If you've been keeping up with these posts, you've noticed a trend starting to develop. I've been talking a bit more on the danger and power of confidence (ego, holy confidence), and will continue that theme by fleshing out how holy confidence might manifest in healthy leadership.
What do you think is the most important role of a worship leader on a Sunday morning? Worshiper? Unfortunately, no. Singer? Not quite. M.C.? Getting closer. Communicator? Yes. In these gatherings, our main job is to communicate awesome truths about this strange, strange story we call God's redemptive plan for mankind.
Communication happens on many levels: the words we use, the posture we hold, the expressions we make, and the space we leave. By definition, communication must be two-way; a complete transmission from one to another. And here's where the master theme continues: without confidence, what we express falls flat, and true communication ceases. If we lack confidence as we lead worship, how could anybody receive our message and follow us anywhere?
Let's take a look at how Jesus exemplified this by calling some strangers to follow Him indefinitely. Do you think Simon Peter and Andrew would have jumped out of their boat if they didn't believe Jesus could actually change the course of their lives forever (Matthew 4:18-20)? Would James and John have chosen to leave their family and livelihood (Matthew 4:21-22) to follow an unknown drifter they didn't believe? Somehow, in Jesus' brief exchanges, His message was sent and received, bearing immediate fruit within the audience.
Now, pretend Jesus wasn't confident as He invited these four to follow Him. Would they have followed?

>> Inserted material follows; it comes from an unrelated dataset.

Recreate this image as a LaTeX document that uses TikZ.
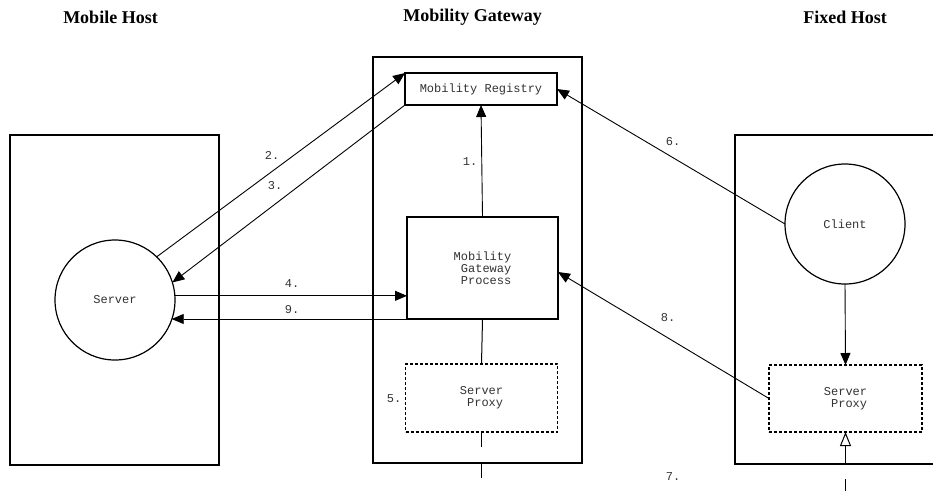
\documentclass[tikz,border=0pt]{standalone}
\usepackage{fontspec}
\setmainfont{Liberation Serif}
\newfontfamily\monofont{Liberation Mono}
\usetikzlibrary{arrows.meta}
\begin{document}
\begin{tikzpicture}[x=1pt,y=-1pt,
  title/.style={font=\fontsize{18}{20}\selectfont\bfseries},
  mono/.style={font=\monofont\fontsize{12}{12}\selectfont, text=black!80},
  hostbox/.style={draw, line width=1.4pt, inner sep=0pt, outer sep=0pt},
  solidbox/.style={draw, line width=1.4pt, inner sep=0pt, outer sep=0pt, mono, align=right},
  proxybox/.style={draw, line width=1.3pt, dash pattern=on 3pt off 2pt, inner sep=0pt, outer sep=0pt, mono, align=right},
  proc/.style={draw, circle, line width=1.2pt, minimum size=120pt, inner sep=0pt, outer sep=0pt, mono},
  conn/.style={line width=0.9pt},
  arr/.style={conn, -{Triangle[length=12pt,width=10pt]}},
  lbl/.style={mono, inner sep=0pt}
]
\useasboundingbox (0,0) rectangle (933,491);
\fill[white] (0,0) rectangle (933,491);

% titles
\node[title] (t1) at (110.5,17) {Mobile Host};
\node[title] (t2) at (472.5,17) {Mobility Gateway};
\node[title] (t3) at (845,17) {Fixed Host};

% host boxes
\node[hostbox, minimum width=209pt, minimum height=330pt] (mh) at (114.5,300) {};
\node[hostbox, minimum width=209pt, minimum height=406pt] (mg) at (477.5,260) {};
\node[hostbox, minimum width=205pt, minimum height=329pt] (fh) at (837.5,299.5) {};

% inner nodes
\node[solidbox, minimum width=152pt, minimum height=32pt] (reg) at (481,89) {Mobility Registry};
\node[solidbox, minimum width=151pt, minimum height=102pt] (process) at (482.5,268) {Mobility\\Gateway\\Process};
\node[proxybox, minimum width=152pt, minimum height=68pt] (gproxy) at (481.5,398) {Server\\Proxy};
\node[proxybox, minimum width=153pt, minimum height=67pt] (fproxy) at (845.5,398.5) {Server\\Proxy};
\node[proc] (server) at (115,300) {\raisebox{-3pt}{Server}};
\node[proc] (client) at (845,224) {Client};

% connectors
\draw[arr] (process.north) -- (reg.south);
\draw[arr] (server.46) -- (reg.north west);
\draw[arr] (reg.south west) -- (server.17);
\draw[arr] (server.4) -- (server.4 -| process.west);
\draw[arr] (process.south west) -- (process.south west -| server.-19.5);
\draw[arr] (client.west) -- (reg.east);
\draw[arr] (fproxy.west) -- ([yshift=-4pt]process.east);
\draw[arr] (client.south) -- (fproxy.north);
\draw[conn, line width=1pt] (process.south) -- (gproxy.north);

% dashed exits
\coordinate (g1) at (481.5,447);
\coordinate (g2) at (481.5,462);
\coordinate (g3) at (481.5,478);
\draw[conn, line width=1pt] (gproxy.south) -- (g1);
\draw[conn, line width=1pt] (g2) -- (g3);
\coordinate (f1) at (845.5,464);
\coordinate (f2) at (845.5,479);
\coordinate (f3) at (845.5,491);
\draw[conn, line width=1pt, -{Triangle[open,length=14pt,width=11pt]}] (f1) -- (fproxy.south);
\draw[conn, line width=1pt] (f2) -- (f3);

% labels
\node[lbl] (l1) at (470,162) {1.};
\node[lbl] (l2) at (272,155) {2.};
\node[lbl] (l3) at (275,186) {3.};
\node[lbl] (l4) at (292,284) {4.};
\node[lbl] (l5) at (394,399) {5.};
\node[lbl] (l6) at (673,142) {6.};
\node[lbl] (l7) at (673,477) {7.};
\node[lbl] (l8) at (668,318) {8.};
\node[lbl] (l9) at (292,310) {9.};
\end{tikzpicture}
\end{document}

Before this encounter, according to the Gospels, Jesus was virtually unknown. When we worship leaders step up front, we might very well be unknown to many. Or, perhaps this message we declare in song and word is unknown. So, we must communicate with confidence.
Let's smile as we declare God's faithfulness to the generations. Let's be the first to raise hands in praise or bow down in surrender. Let's not hide behind our closed eyelids, lobbing another song into the room, hoping somebody might catch it. Let's participate in the message. Let's stand courageously in the invitation, and watch people receive it.
Without this confidence, communication dies. Without confident communication, we leave future disciples with nothing to follow.